[Collection entries]
┌──
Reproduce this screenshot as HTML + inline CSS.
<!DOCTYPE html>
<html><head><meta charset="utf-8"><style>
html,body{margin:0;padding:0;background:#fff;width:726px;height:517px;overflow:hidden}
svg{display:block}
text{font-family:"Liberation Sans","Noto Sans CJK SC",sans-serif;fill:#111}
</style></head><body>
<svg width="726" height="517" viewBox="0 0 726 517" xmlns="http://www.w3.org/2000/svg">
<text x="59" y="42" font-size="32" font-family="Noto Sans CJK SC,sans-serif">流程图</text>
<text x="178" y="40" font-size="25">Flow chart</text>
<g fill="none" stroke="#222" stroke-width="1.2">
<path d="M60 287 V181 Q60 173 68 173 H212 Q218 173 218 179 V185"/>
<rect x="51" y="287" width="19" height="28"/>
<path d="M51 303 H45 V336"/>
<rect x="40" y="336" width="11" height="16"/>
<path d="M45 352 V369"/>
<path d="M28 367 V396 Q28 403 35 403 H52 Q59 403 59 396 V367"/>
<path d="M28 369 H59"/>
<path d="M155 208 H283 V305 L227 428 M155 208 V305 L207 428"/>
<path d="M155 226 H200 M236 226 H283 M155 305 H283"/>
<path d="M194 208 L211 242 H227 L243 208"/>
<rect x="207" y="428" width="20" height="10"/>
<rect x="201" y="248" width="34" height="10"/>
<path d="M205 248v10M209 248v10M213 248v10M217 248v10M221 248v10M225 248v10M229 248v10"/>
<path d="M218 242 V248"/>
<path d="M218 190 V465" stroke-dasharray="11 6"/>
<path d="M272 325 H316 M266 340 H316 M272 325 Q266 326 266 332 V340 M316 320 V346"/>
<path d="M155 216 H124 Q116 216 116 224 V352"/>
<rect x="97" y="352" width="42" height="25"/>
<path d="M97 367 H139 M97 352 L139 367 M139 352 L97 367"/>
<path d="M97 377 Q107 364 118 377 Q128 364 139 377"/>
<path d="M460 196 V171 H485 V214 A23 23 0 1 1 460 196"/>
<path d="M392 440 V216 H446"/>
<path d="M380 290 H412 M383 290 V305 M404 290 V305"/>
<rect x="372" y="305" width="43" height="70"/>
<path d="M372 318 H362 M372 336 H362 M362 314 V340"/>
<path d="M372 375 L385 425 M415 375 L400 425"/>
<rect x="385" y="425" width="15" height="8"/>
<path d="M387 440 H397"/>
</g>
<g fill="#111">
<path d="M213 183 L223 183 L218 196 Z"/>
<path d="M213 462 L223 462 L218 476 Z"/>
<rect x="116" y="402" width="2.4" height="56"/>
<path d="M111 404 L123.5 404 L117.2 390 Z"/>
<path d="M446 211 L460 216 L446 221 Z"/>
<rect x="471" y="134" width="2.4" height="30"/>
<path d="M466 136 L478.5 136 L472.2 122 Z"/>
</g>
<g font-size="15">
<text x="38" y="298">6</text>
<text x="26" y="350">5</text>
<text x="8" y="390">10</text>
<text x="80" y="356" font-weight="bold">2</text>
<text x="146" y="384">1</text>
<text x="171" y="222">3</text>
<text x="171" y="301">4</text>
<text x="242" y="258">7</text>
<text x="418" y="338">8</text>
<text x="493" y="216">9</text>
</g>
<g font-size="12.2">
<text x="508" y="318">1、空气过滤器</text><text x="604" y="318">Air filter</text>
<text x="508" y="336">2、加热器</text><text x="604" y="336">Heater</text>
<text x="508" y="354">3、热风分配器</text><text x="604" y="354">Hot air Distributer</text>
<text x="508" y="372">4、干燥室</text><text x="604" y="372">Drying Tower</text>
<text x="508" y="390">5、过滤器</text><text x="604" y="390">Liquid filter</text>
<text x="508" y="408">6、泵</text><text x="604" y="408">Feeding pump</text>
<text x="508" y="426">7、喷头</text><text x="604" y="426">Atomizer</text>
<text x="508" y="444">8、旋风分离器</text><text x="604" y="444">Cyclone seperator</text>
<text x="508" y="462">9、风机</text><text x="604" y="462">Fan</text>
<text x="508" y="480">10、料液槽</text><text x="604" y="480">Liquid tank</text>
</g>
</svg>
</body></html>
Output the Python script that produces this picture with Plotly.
└──
_Aim_.
Look over the records above and copy each line that includes the string "this".

_Full output_.
Reproduce this screenshot as HTML + inline CSS.
Output the Python script that produces this picture with Plotly.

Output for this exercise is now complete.